• **What you should do**: Write out the listing, please, but only from its first line through the line containing "import plotly.graph_objects as go", exactly as given and without pictures.

◆ ◆ ◆ ◆ ◆

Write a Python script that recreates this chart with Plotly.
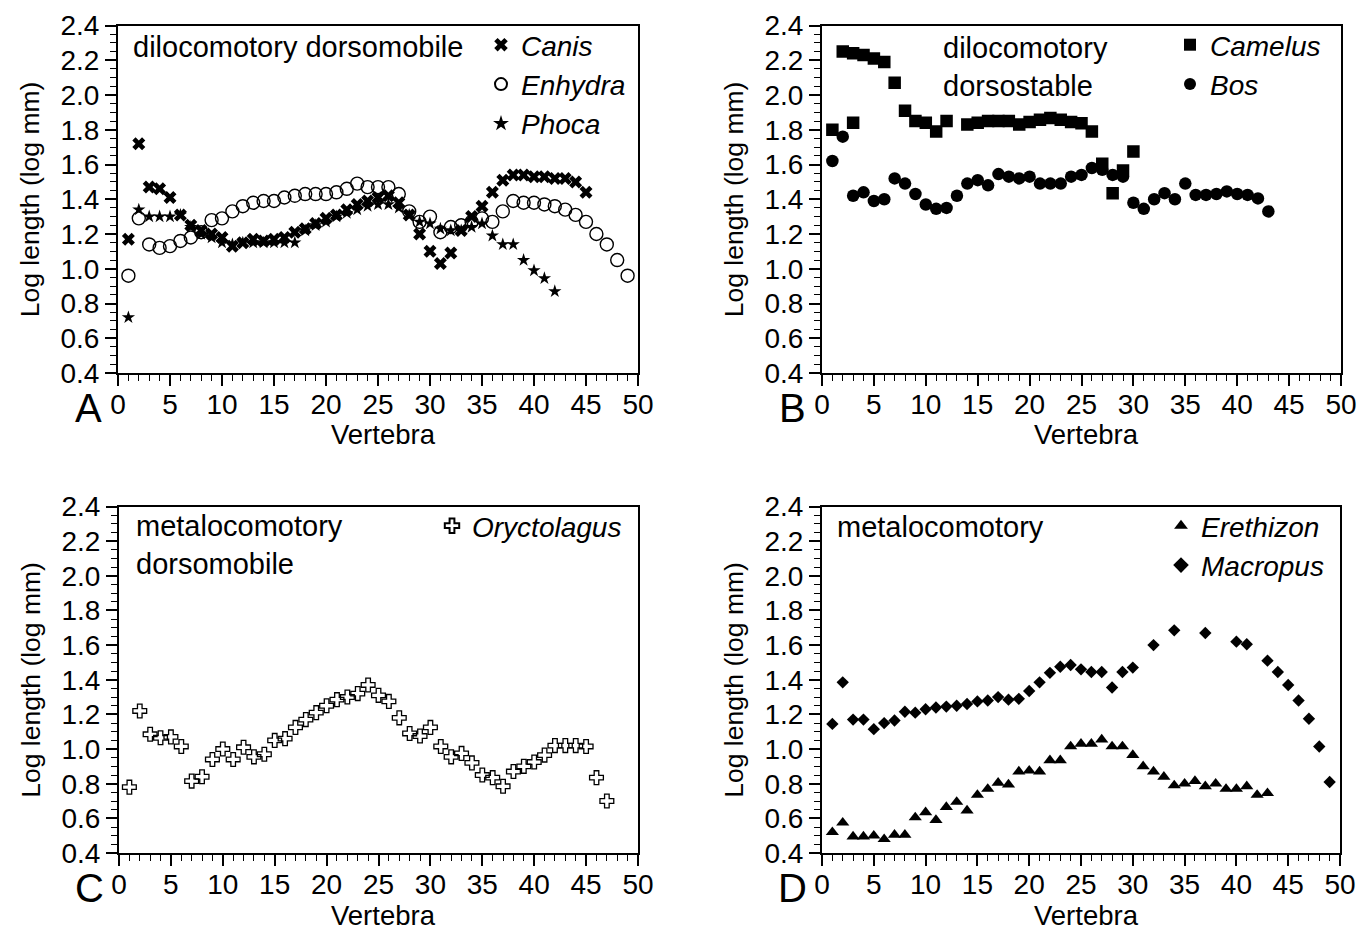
import plotly.graph_objects as go

# ---------------- data: log vertebral length (log mm) by vertebra number ----------------
canis_v = list(range(1, 46))
canis_y = [1.17, 1.72, 1.47, 1.46, 1.41, 1.31, 1.25, 1.22, 1.20, 1.18,
           1.13, 1.15, 1.17, 1.16, 1.17, 1.18, 1.21, 1.23, 1.26, 1.29,
           1.31, 1.34, 1.37, 1.39, 1.41, 1.42, 1.38, 1.31, 1.20, 1.10,
           1.03, 1.09, 1.22, 1.30, 1.36, 1.44, 1.51, 1.54, 1.54, 1.53,
           1.53, 1.52, 1.52, 1.50, 1.44]

enhydra_v = list(range(1, 50))
enhydra_y = [0.96, 1.29, 1.14, 1.12, 1.13, 1.16, 1.18, 1.21, 1.28, 1.29,
             1.33, 1.36, 1.38, 1.39, 1.39, 1.41, 1.42, 1.43, 1.43, 1.43,
             1.44, 1.46, 1.49, 1.47, 1.47, 1.47, 1.43, 1.33, 1.27, 1.30,
             1.21, 1.24, 1.25, 1.27, 1.29, 1.27, 1.33, 1.39, 1.38, 1.38,
             1.37, 1.36, 1.34, 1.31, 1.27, 1.20, 1.14, 1.05, 0.96]

phoca_v = list(range(1, 43))
phoca_y = [0.72, 1.34, 1.30, 1.30, 1.30, 1.31, 1.24, 1.20, 1.18, 1.15,
           1.14, 1.15, 1.15, 1.15, 1.15, 1.15, 1.15, 1.22, 1.25, 1.27,
           1.30, 1.32, 1.34, 1.36, 1.37, 1.37, 1.35, 1.31, 1.27, 1.26,
           1.23, 1.22, 1.22, 1.24, 1.26, 1.19, 1.14, 1.14, 1.05, 0.99,
           0.945, 0.87]

camelus_v = [1, 2, 3, 3, 4, 5, 6, 7, 8, 9, 10, 11, 12, 14, 15, 16, 17, 18,
             19, 20, 21, 22, 23, 24, 25, 26, 27, 28, 29, 30]
camelus_y = [1.80, 2.25, 2.24, 1.84, 2.23, 2.21, 2.19, 2.07, 1.91, 1.85,
             1.84, 1.79, 1.85, 1.83, 1.84, 1.85, 1.85, 1.85, 1.83, 1.845,
             1.857, 1.867, 1.857, 1.845, 1.838, 1.79, 1.605, 1.435, 1.565, 1.675]

bos_v = list(range(1, 44))
bos_y = [1.62, 1.76, 1.42, 1.44, 1.39, 1.40, 1.52, 1.49, 1.43, 1.37,
         1.345, 1.35, 1.42, 1.49, 1.51, 1.48, 1.545, 1.53, 1.52, 1.53,
         1.49, 1.49, 1.49, 1.53, 1.54, 1.58, 1.57, 1.54, 1.53, 1.38,
         1.345, 1.40, 1.435, 1.40, 1.49, 1.425, 1.425, 1.43, 1.445, 1.43,
         1.425, 1.405, 1.33]

oryctolagus_v = list(range(1, 48))
oryctolagus_y = [0.78, 1.22, 1.085, 1.065, 1.07, 1.015, 0.815, 0.84, 0.94, 1.00,
                 0.94, 1.01, 0.955, 0.97, 1.05, 1.06, 1.125, 1.17, 1.21, 1.25,
                 1.285, 1.30, 1.32, 1.37, 1.31, 1.275, 1.18, 1.09, 1.075, 1.125,
                 1.015, 0.955, 0.975, 0.92, 0.85, 0.835, 0.785, 0.87, 0.90, 0.925,
                 0.965, 1.02, 1.02, 1.02, 1.015, 0.835, 0.70]

erethizon_v = list(range(1, 44))
erethizon_y = [0.52, 0.575, 0.495, 0.495, 0.50, 0.48, 0.505, 0.505, 0.605, 0.635,
               0.59, 0.665, 0.695, 0.645, 0.735, 0.77, 0.805, 0.795, 0.87, 0.875,
               0.87, 0.935, 0.935, 1.015, 1.03, 1.03, 1.055, 1.015, 1.015, 0.965,
               0.90, 0.87, 0.84, 0.79, 0.80, 0.815, 0.785, 0.80, 0.77, 0.77,
               0.785, 0.735, 0.745]

macropus_v = list(range(1, 31)) + [32, 34, 37, 40, 41, 43, 44, 45, 46, 47, 48, 49]
macropus_y = [1.145, 1.385, 1.17, 1.17, 1.115, 1.15, 1.165, 1.215, 1.21, 1.23,
              1.24, 1.245, 1.25, 1.26, 1.275, 1.28, 1.30, 1.285, 1.29, 1.335,
              1.385, 1.44, 1.475, 1.485, 1.46, 1.445, 1.445, 1.355, 1.445, 1.47,
              1.60, 1.685, 1.67, 1.62, 1.605, 1.51, 1.445, 1.37, 1.28, 1.175,
              1.015, 0.81]

x_ticks = list(range(0, 51, 5))
y_ticks = [round(0.4 + 0.2 * i, 1) for i in range(11)]

# ---------------- page geometry (pixels) ----------------
W, H = 1360, 931
FONT = "Liberation Sans, Arial, Helvetica, sans-serif"
frames = {
    "A": dict(x=(118, 638), y=(25.5, 373)),
    "B": dict(x=(822, 1341), y=(25.5, 373)),
    "C": dict(x=(119, 638), y=(506.5, 853)),
    "D": dict(x=(822, 1340), y=(506.5, 853)),
}


def px(x):
    return x / W


def py(y):
    return 1 - y / H


fig = go.Figure()

axis_ids = {"A": ("x", "y"), "B": ("x2", "y2"), "C": ("x3", "y3"), "D": ("x4", "y4")}
legend_ids = {"A": "legend", "B": "legend2", "C": "legend3", "D": "legend4"}

series = [
    ("A", "Canis", canis_v, canis_y, dict(symbol="x", size=11.5, color="black")),
    ("A", "Enhydra", enhydra_v, enhydra_y,
     dict(symbol="circle-open", size=13, color="black", line=dict(width=1.4, color="black"))),
    ("A", "Phoca", phoca_v, phoca_y, dict(symbol="star", size=10, color="black")),
    ("B", "Camelus", camelus_v, camelus_y, dict(symbol="square", size=12.5, color="black")),
    ("B", "Bos", bos_v, bos_y, dict(symbol="circle", size=12.5, color="black")),
    ("C", "Oryctolagus", oryctolagus_v, oryctolagus_y,
     dict(symbol="cross-open", size=11.5, color="black", line=dict(width=1.3, color="black"))),
    ("D", "Erethizon", erethizon_v, erethizon_y, dict(symbol="triangle-up", size=11.5, color="black")),
    ("D", "Macropus", macropus_v, macropus_y, dict(symbol="diamond", size=9.5, color="black")),
]

for panel, name, xs, ys, marker in series:
    xa, ya = axis_ids[panel]
    fig.add_trace(go.Scatter(
        x=xs, y=ys, mode="markers", name="<i>%s</i>" % name,
        marker=marker, xaxis=xa, yaxis=ya, legend=legend_ids[panel],
        showlegend=True,
    ))

axis_common = dict(
    showline=True, linewidth=2, linecolor="black", mirror=True, automargin=False,
    showgrid=False, zeroline=False, ticks="outside", tickwidth=1.5,
    tickcolor="black", ticklen=11, tickfont=dict(family=FONT, size=28, color="black"),
)

layout = dict(
    width=W, height=H, margin=dict(l=0, r=0, t=0, b=0, autoexpand=False),
    paper_bgcolor="white", plot_bgcolor="white",
    font=dict(family=FONT, color="black"),
    annotations=[],
)

for i, (panel, fr) in enumerate(frames.items()):
    sfx = "" if i == 0 else str(i + 1)
    xa, ya = axis_ids[panel]
    layout["xaxis" + sfx] = dict(
        axis_common, domain=[px(fr["x"][0]), px(fr["x"][1])], range=[0, 50],
        tickvals=x_ticks, anchor=ya, ticklabelstandoff=-6,
        minor=dict(dtick=1, tick0=0, ticks="outside", ticklen=6, tickwidth=1.2,
                   tickcolor="black", showgrid=False),
    )
    layout["yaxis" + sfx] = dict(
        axis_common, domain=[py(fr["y"][1]), py(fr["y"][0])], range=[0.4, 2.4],
        tickvals=y_ticks, ticktext=["%.1f" % v for v in y_ticks], anchor=xa,
        minor=dict(dtick=0.05, tick0=0.4, ticks="outside", ticklen=6, tickwidth=1.2,
                   tickcolor="black", showgrid=False),
    )

    xc = (fr["x"][0] + fr["x"][1]) / 2 + 5
    yc = (fr["y"][0] + fr["y"][1]) / 2
    # axis titles
    layout["annotations"].append(dict(
        text="Vertebra", x=px(xc), y=py(fr["y"][1] + 62), xref="paper", yref="paper",
        showarrow=False, xanchor="center", yanchor="middle",
        font=dict(family=FONT, size=27.5, color="black")))
    layout["annotations"].append(dict(
        text="Log length (log mm)", x=px(fr["x"][0] - 88), y=py(yc), xref="paper", yref="paper",
        showarrow=False, textangle=-90, xanchor="center", yanchor="middle",
        font=dict(family=FONT, size=26.5, color="black")))
    # panel letter
    layout["annotations"].append(dict(
        text=panel, x=px(fr["x"][0] - 30), y=py(fr["y"][1] + 35), xref="paper", yref="paper",
        showarrow=False, xanchor="center", yanchor="middle",
        font=dict(family=FONT, size=40, color="black")))

# group labels inside each panel
group_labels = [
    ("A", "dilocomotory dorsomobile", 131, 47),
    ("B", "dilocomotory<br>dorsostable", 941, 67),
    ("C", "metalocomotory<br>dorsomobile", 134, 545),
    ("D", "metalocomotory", 835, 527),
]
for panel, txt, x0, y0 in group_labels:
    layout["annotations"].append(dict(
        text=txt, x=px(x0), y=py(y0), xref="paper", yref="paper", showarrow=False,
        xanchor="left", yanchor="middle", align="left",
        font=dict(family=FONT, size=29, color="black")))

legend_common = dict(
    xref="paper", yref="paper", xanchor="left", yanchor="top",
    bgcolor="rgba(0,0,0,0)", borderwidth=0, itemsizing="constant",
    font=dict(family=FONT, size=28, color="black"), tracegroupgap=0,
)
layout["legend"] = dict(legend_common, x=px(481), y=py(20))
layout["legend2"] = dict(legend_common, x=px(1170), y=py(20))
layout["legend3"] = dict(legend_common, x=px(432), y=py(501))
layout["legend4"] = dict(legend_common, x=px(1161), y=py(501))

fig.update_layout(layout)
fig.write_html("out.html")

◆ ◆ ◆ ◆ ◆

• **Exercise answer**:
Write a Python script that recreates this chart with Plotly.
import plotly.graph_objects as go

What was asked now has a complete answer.